Every time an excited press release arrives about a new report from a public relations or corporate communications executive representing a private bank, my hopes rise. Please, please may this one contain some nugget of inspiration I can tease into something interesting. But rarely am I rewarded for ploughing through the “revelations” about the amazing habits of High Net Worth Individuals (HNWI) as the Wealth Management industry calls them. You wonder how anyone became and stayed rich before private bankers were invented. But I digress. I remind myself, again, to try to take them seriously, because maybe one will surprise me, and who knows when I may need to forsake journalistic poverty and go over to what we hacks call the dark side, in search of enough money to pay the school fees.
And sometimes I show will and trudge along to the actual press conference. But last time Swiss bank UBS invited me, they conducted the proceedings in Chinese. No advance warning, no translation. Maybe it was revenge for my questioning the need for UBS to keeps its vast art collection during the bank bailouts. Better forget that job in bank corp coms after all.
Wednesday's offering comes from Barclays Wealth Insights: Origins and Legacy: The Changing Order of Wealth Creation. Deep breath. These days rich folks take less than 20 years to amass their fortunes, it reveals.
I’m not sure why this is riveting, but “Ogilvydo” must think so. What am I missing? This in-depth survey of 2,000 rich people must reveal something. But realistically, would rich clients spill the beans, knowing it would be published? Highly unlikely. The seriously wealthy are usually very private.
So I learn that four out of five wealthy people globally made loot via profits from property and that 21 per cent inherited their money. What would be interesting is how many of the Hong Kong tycoons rolled up their sleeves and built their empires from scratch. But this seems to be a “global” figure.
Another startling statistic is that two-thirds (62%) of HNWIs who give to charity are prompted by duty or responsibility, compared to 27 per cent who say that it brings them personal fulfilment.
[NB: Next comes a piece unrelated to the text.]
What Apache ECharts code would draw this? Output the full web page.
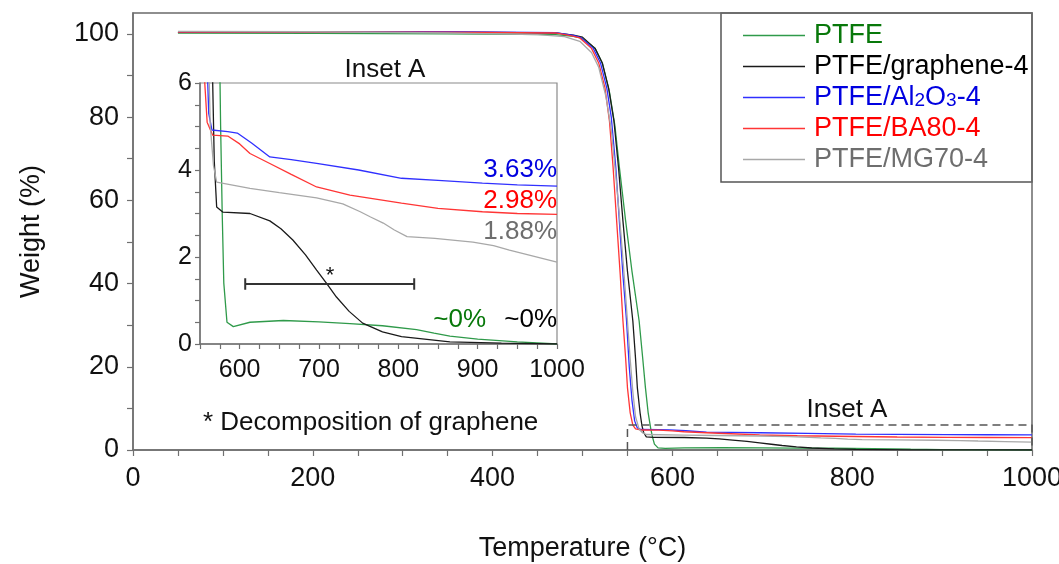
<!DOCTYPE html>
<html>
<head>
<meta charset="utf-8">
<script src="https://cdn.jsdelivr.net/npm/echarts@6/dist/echarts.min.js"></script>
<style>
  html, body { margin: 0; padding: 0; background: #fff; }
  #main { width: 1059px; height: 564px; }
</style>
</head>
<body>
<div id="main"></div>
<script>
var myChart = echarts.init(document.getElementById('main'));

// [temperature (°C), weight (%)]
var ptfe = [[50,100.2],[200,100.1],[350,100.0],[470,99.8],[490,99.4],[500,98.9],[514,96.5],[522,93],[530,86],[536,78],[541,68],[548,55],[555,43],[563,31],[567,22],[570,15],[573,9],[576,5],[578,3],[580,1.4],[584,0.5],[592,0.4],[613,0.5],[655,0.54],[700,0.51],[739,0.47],[780,0.42],[823,0.33],[845,0.25],[865,0.18],[900,0.11],[950,0.05],[1000,0.0]];
var graphene = [[50,100.4],[200,100.4],[350,100.4],[470,100.2],[490,99.7],[500,99.2],[514,96.5],[522,93],[529,87],[535,79],[540,68],[545,55],[550,43],[556,31],[559,22],[561,15],[564,9],[566,6],[568,4.2],[571,3.15],[579,3.03],[613,3.0],[638,2.83],[652,2.65],[667,2.39],[683,2.05],[697,1.70],[710,1.38],[722,1.08],[738,0.75],[755,0.48],[780,0.28],[804,0.17],[865,0.05],[930,0.02],[1000,0.0]];
var al2o3 = [[50,100.4],[200,100.4],[350,100.5],[470,100.3],[490,99.6],[498,99.1],[512,96.5],[520,93],[527,87],[532,80],[537,68],[541,55],[545,42],[549,31],[552,20],[555,12],[558,7],[561,5.3],[565,4.92],[585,4.88],[597,4.85],[615,4.62],[638,4.30],[665,4.24],[697,4.15],[750,4.0],[804,3.81],[850,3.76],[906,3.70],[950,3.66],[1000,3.63]];
var ba80 = [[50,100.4],[200,100.4],[350,100.4],[470,100.2],[488,99.5],[497,99],[510,96.5],[518,93],[525,87],[530,79],[534,68],[538,55],[542,42],[545,31],[548,22],[550,15],[553,9],[556,6],[559,5.1],[566,4.80],[585,4.78],[600,4.6],[613,4.38],[638,4.15],[665,3.9],[697,3.61],[739,3.42],[804,3.24],[850,3.12],[906,3.04],[950,3.0],[1000,2.98]];
var mg70 = [[50,100.6],[200,100.5],[350,100.2],[450,99.8],[480,99.3],[497,98.2],[510,95.5],[518,92],[526,85],[532,77],[537,66],[542,54],[546,43],[550,31],[553,22],[556,14],[559,8],[563,5],[567,4.1],[571,3.72],[613,3.58],[650,3.48],[697,3.36],[730,3.22],[752,3.04],[765,2.92],[781,2.78],[795,2.62],[811,2.47],[846,2.43],[894,2.34],[920,2.26],[940,2.16],[970,2.02],[1000,1.88]];

// dashed box marking the inset range, and the graphene decomposition range
var insetBox = [[550,0],[550,6],[1000,6],[1000,0]];
var decompRange = [[607,1.51],[607,1.25],[607,1.38],[820,1.38],[820,1.51],[820,1.25]];

var names = ['PTFE', 'PTFE/graphene-4', 'PTFE/Al2O3-4', 'PTFE/BA80-4', 'PTFE/MG70-4'];
var lineColors = ['#2f9a4a', '#1a1a1a', '#3030ff', '#ff3535', '#a8a8a8'];
var textColors = ['#08780a', '#000000', '#0000e0', '#ff0000', '#6e6e6e'];

var mainXLabels = [0, 200, 400, 600, 800, 1000];
var mainXTicks = [0,50,100,150,200,250,300,350,400,450,500,550,600,650,700,750,800,850,900,950,1000];
var mainYLabels = [0, 20, 40, 60, 80, 100];
var mainYTicks = [0,10,20,30,40,50,60,70,80,90,100];
var insetXLabels = [600, 700, 800, 900, 1000];
var insetXTicks = [550,575,600,625,650,675,700,725,750,775,800,825,850,875,900,925,950,975,1000];
var insetYLabels = [0, 2, 4, 6];
var insetYTicks = [0,0.5,1,1.5,2,2.5,3,3.5,4,4.5,5,5.5,6];

var font = '"Liberation Sans", Arial, sans-serif';
var axisGrey = '#707070';

var allData = [ptfe, graphene, al2o3, ba80, mg70];
var series = [];
for (var i = 0; i < allData.length; i++) {
	series.push({
		name: names[i], type: 'line', xAxisIndex: 0, yAxisIndex: 0,
		data: allData[i], symbol: 'none', silent: true,
		lineStyle: { color: lineColors[i], width: 1.3 }, itemStyle: { color: lineColors[i] }
	});
}
for (var i = 0; i < allData.length; i++) {
	series.push({
		name: names[i] + ' inset', type: 'line', xAxisIndex: 1, yAxisIndex: 1,
		data: allData[i], symbol: 'none', silent: true, clip: true,
		lineStyle: { color: lineColors[i], width: 1.3 }
	});
}
series.push({
	type: 'line', xAxisIndex: 0, yAxisIndex: 0, data: insetBox, symbol: 'none', silent: true,
	lineStyle: { color: '#555', width: 1.5, type: [8, 5] }
});
series.push({
	type: 'line', xAxisIndex: 1, yAxisIndex: 1, data: decompRange, symbol: 'none', silent: true,
	lineStyle: { color: '#333', width: 2 }
});

function axisCommon(labels, ticks, size) {
	return {
		axisLine: { show: true, onZero: false, lineStyle: { color: axisGrey, width: 1.5 } },
		axisTick: { show: true, inside: false, length: 6, customValues: ticks, lineStyle: { color: axisGrey, width: 1.2 } },
		axisLabel: { customValues: labels, fontSize: size, color: '#111', fontFamily: font,
			formatter: function (v) { return String(v); } },
		splitLine: { show: false }
	};
}

var mx = axisCommon(mainXLabels, mainXTicks, 27);
mx.type = 'value'; mx.gridIndex = 0; mx.min = 0; mx.max = 1000;
mx.axisLabel.margin = 15;
mx.name = 'Temperature (°C)'; mx.nameLocation = 'middle'; mx.nameGap = 85;
mx.nameTextStyle = { fontSize: 27, color: '#111', fontFamily: font };

var my = axisCommon(mainYLabels, mainYTicks, 27);
my.type = 'value'; my.gridIndex = 0; my.min = 0; my.max = 105;
my.axisLabel.margin = 14;
my.name = 'Weight (%)'; my.nameLocation = 'middle'; my.nameGap = 88; my.nameRotate = 90;
my.nameTextStyle = { fontSize: 27, color: '#111', fontFamily: font };

var ix = axisCommon(insetXLabels, insetXTicks, 25);
ix.type = 'value'; ix.gridIndex = 1; ix.min = 550; ix.max = 1000;
ix.axisLabel.margin = 14; ix.axisTick.length = 5;

var iy = axisCommon(insetYLabels, insetYTicks, 25);
iy.type = 'value'; iy.gridIndex = 1; iy.min = 0; iy.max = 6;
iy.axisLabel.margin = 8; iy.axisTick.length = 5;

option = {
	animation: false,
	backgroundColor: '#fff',
	textStyle: { fontFamily: font },
	grid: [
		{ left: 133, top: 13, right: 27, bottom: 114, outerBoundsMode: 'none', containLabel: false,
		  show: true, borderColor: '#6a6a6a', borderWidth: 1.5 },
		{ left: 200, top: 83, width: 357, height: 261, outerBoundsMode: 'none', containLabel: false,
		  show: true, borderColor: '#8a8a8a', borderWidth: 1.2, backgroundColor: '#fff' }
	],
	xAxis: [mx, ix],
	yAxis: [my, iy],
	legend: {
		orient: 'vertical', left: 738, top: 17,
		icon: 'rect', itemWidth: 62, itemHeight: 1.5, itemGap: 4,
		data: names.map(function (n, k) { return { name: n, textStyle: { color: textColors[k] } }; }),
		formatter: function (n) { return n === 'PTFE/Al2O3-4' ? 'PTFE/Al{s|2}O{s|3}-4' : n; },
		textStyle: {
			fontSize: 27, lineHeight: 26, fontFamily: font, padding: [0, 0, 0, 4],
			rich: { s: { fontSize: 19, color: '#0000e0', verticalAlign: 'bottom', lineHeight: 26, fontFamily: font } }
		},
		selectedMode: false
	},
	graphic: [
		{ type: 'rect', z: -1, shape: { x: 721, y: 13, width: 311, height: 169 },
		  style: { fill: '#fff', stroke: '#555', lineWidth: 1.5 } },
		{ type: 'text', style: { text: 'Inset A', x: 385, y: 70, align: 'center', verticalAlign: 'middle', font: '26px ' + font, fill: '#111' } },
		{ type: 'text', style: { text: 'Inset A', x: 847, y: 410, align: 'center', verticalAlign: 'middle', font: '26px ' + font, fill: '#111' } },
		{ type: 'text', style: { text: '* Decomposition of graphene', x: 203, y: 423, align: 'left', verticalAlign: 'middle', font: '26px ' + font, fill: '#111' } },
		{ type: 'text', style: { text: '*', x: 330, y: 276, align: 'center', verticalAlign: 'middle', font: '22px ' + font, fill: '#111' } },
		{ type: 'text', style: { text: '3.63%', x: 557, y: 170, align: 'right', verticalAlign: 'middle', font: '26px ' + font, fill: '#0000e0' } },
		{ type: 'text', style: { text: '2.98%', x: 557, y: 201, align: 'right', verticalAlign: 'middle', font: '26px ' + font, fill: '#ff0000' } },
		{ type: 'text', style: { text: '1.88%', x: 557, y: 232, align: 'right', verticalAlign: 'middle', font: '26px ' + font, fill: '#6e6e6e' } },
		{ type: 'text', style: { text: '~0%', x: 486, y: 320, align: 'right', verticalAlign: 'middle', font: '26px ' + font, fill: '#08780a' } },
		{ type: 'text', style: { text: '~0%', x: 557, y: 320, align: 'right', verticalAlign: 'middle', font: '26px ' + font, fill: '#000' } }
	],
	series: series
};

myChart.setOption(option);
</script>
</body>
</html>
There’s no clue what motivates the other 11 per cent – the interesting ones.
This is “in-depth study into how wealth is now being made, spent and shared across the world,” reveals that wealth is being created more quickly today than in the past, with 30 per cent of Hong Kong’s HNWIs saying that they have experienced a five-fold increase in their wealth over their lives so far and 38 per cent seeing increases in their wealth during the recent economic downturn. Lights go on in my head. This is interesting. How did they make money in the slum? Not explained.